Almost. There were a few recordings out there, locked up in the obsolete technology of 78 rpm records. “There were records in the basement of Uncle Harry’s house,” says Alan Yoshioka, co-owner of Harry’s Music, the legendary music store founded by his uncle, who was also a leader of the wildly popular Hawaii Shochiku Orchestra. The records eventually found their way to producer Michael Cord, who secured licensing rights to the Shochiku recordings as well as the records of Club Nisei, another popular group. Cord digitally remastered the recordings and, from 2000 to 2003, released four CDs under the Hana Ola label: Club Nisei, Club Nisei Encore!, Paradise Honolulu: Hawaii Shochiku Orchestra and Honor Bound: Hawaii Shochiku Orchestra.

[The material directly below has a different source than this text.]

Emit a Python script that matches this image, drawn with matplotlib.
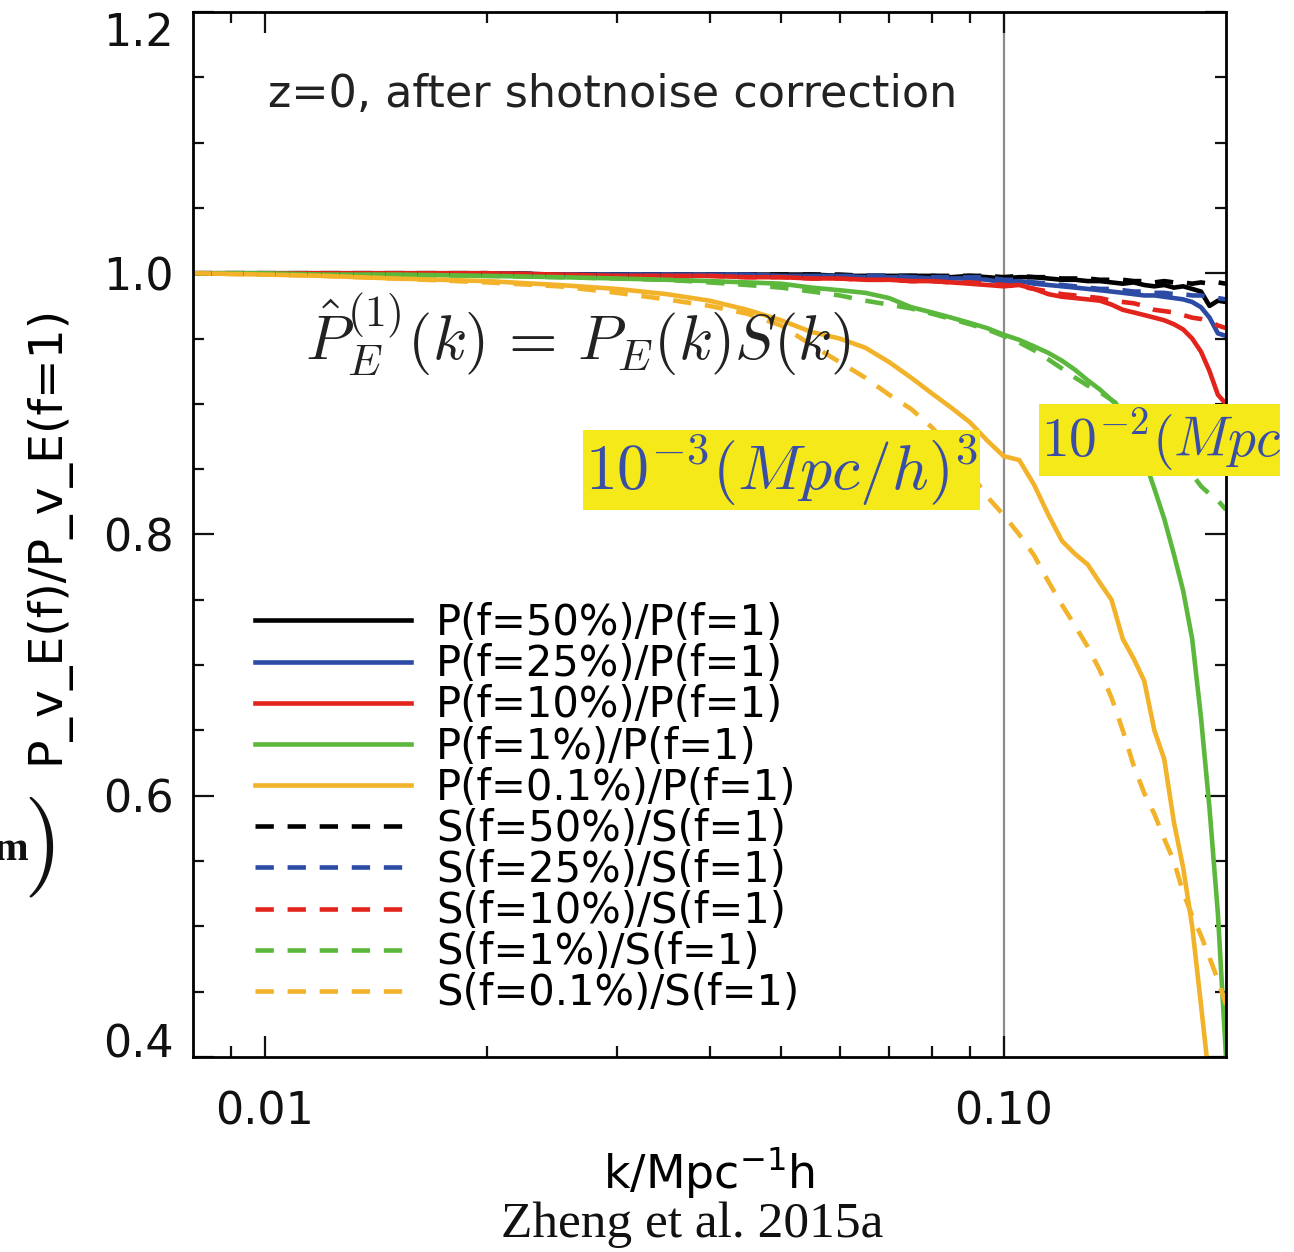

Brian Suzuki, a third-generation expert on Japanese songs and movies, lends me the four CDs. When I listen to them, all these decades later, I am washed over by nostalgia: The songs are full of heartbreak, patriotism, tragedy, humor and, above all, romance. Now I speak Japanese fluently, and I understand the lyrics at last. And, spurred by the music to investigate, I learn the history of this lost era in Island music.